MARJ ZAHOUR, Lebanon — Dressed in white shrouds, hundreds of Palestinian deportees marked the end of their fourth month of exile in southern Lebanon by marching toward Israeli lines to protest the scheduled resumption next week of Middle East peace talks.

Crossing a two-mile no-man's-land toward Israel's security zone north of the Israeli frontier, the marchers halted after one of them was slightly injured by a piece of rock dislodged by fire from Israeli tanks.

"We are not here to commit suicide," said Dr. Aziz Dweik.

"We made our point," another marcher said.
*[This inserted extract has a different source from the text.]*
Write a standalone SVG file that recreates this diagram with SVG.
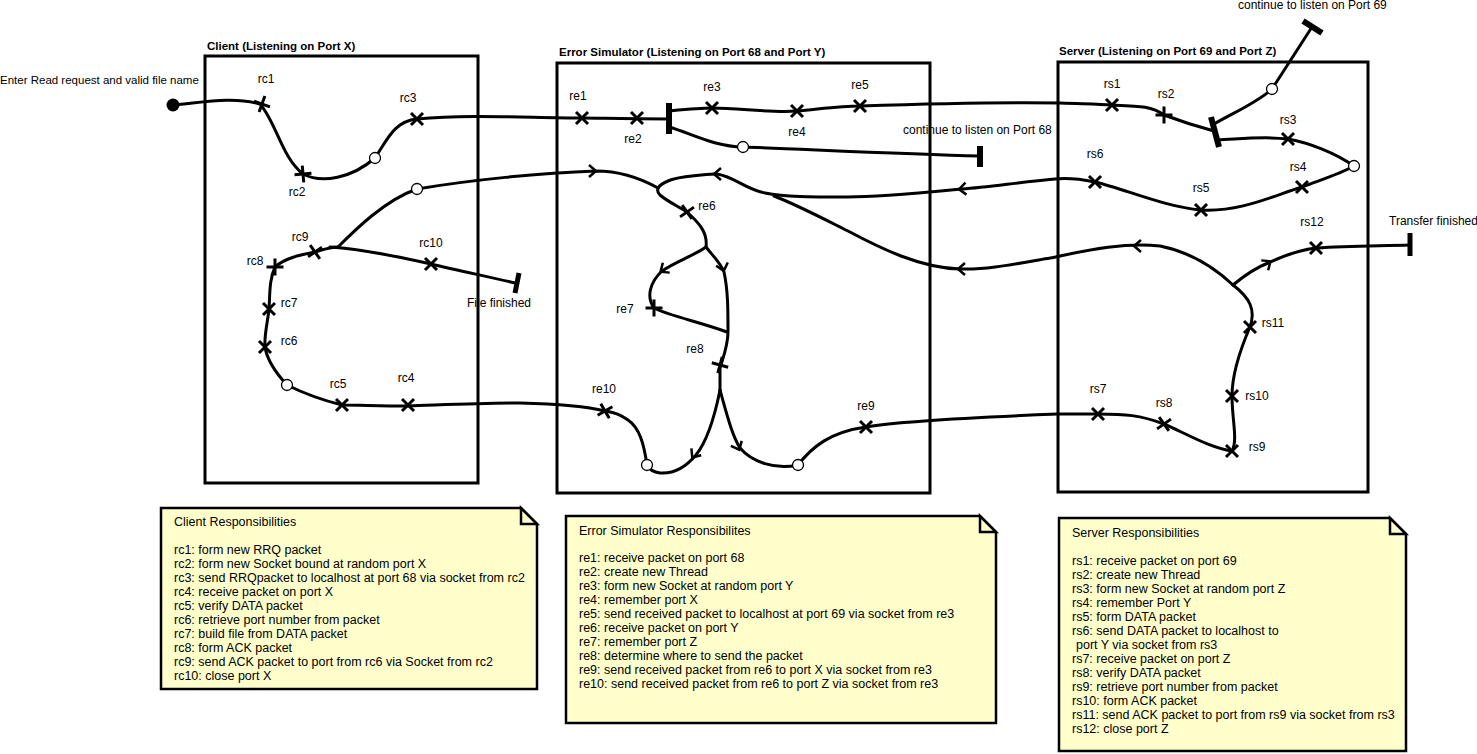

The marchers included most of the 396 Palestinians remaining from the 415 accused extremists originally deported from Israeli-occupied territories Dec. 17 after a rash of killings of members of Israeli security forces.

The marchers accused the U.N. Security Council of doing nothing about their cause and of applying double standards. They demanded that all of them be immediately repatriated.

They wore tunics made from bedsheets and emblazoned with slogans like "Death as a way of reaching God is my only wish." The marchers described their tunics as ekfaan , which means "death shrouds" in Arabic.

They halted their march about 50 yards short of a gate marking the boundary of the self-proclaimed security zone.

Their spokesman, Dr. Abdul Aziz Rantisi, accused the United Nations of paying no attention to the deportees' human rights.

"We are not goods for trade," Rantisi said. "We'll never accept anything other than U.N. Resolution 799," which calls for the immediate repatriation of the men.

Dweik, who received an advanced university degree in the United States, declared, "The U.N. resolution calls for our immediate return--immediate; I'd like to show that word to a first-grader and see what he says it means."

Having survived a blustery winter under primitive conditions, for the last week the deportees have endured a heat wave accompanied by a hot wind that blows in Lebanon in April.

The march of about two miles took about six hours to complete, with stops for rest and prayer and rousing speeches. As the march resumed after each stop, two Israeli tanks fired shells that landed within 150 yards of the protesters. Smoke and dirt filled the air.

"We're used to these things," one deportee told a worried journalist. "We've grown up with them."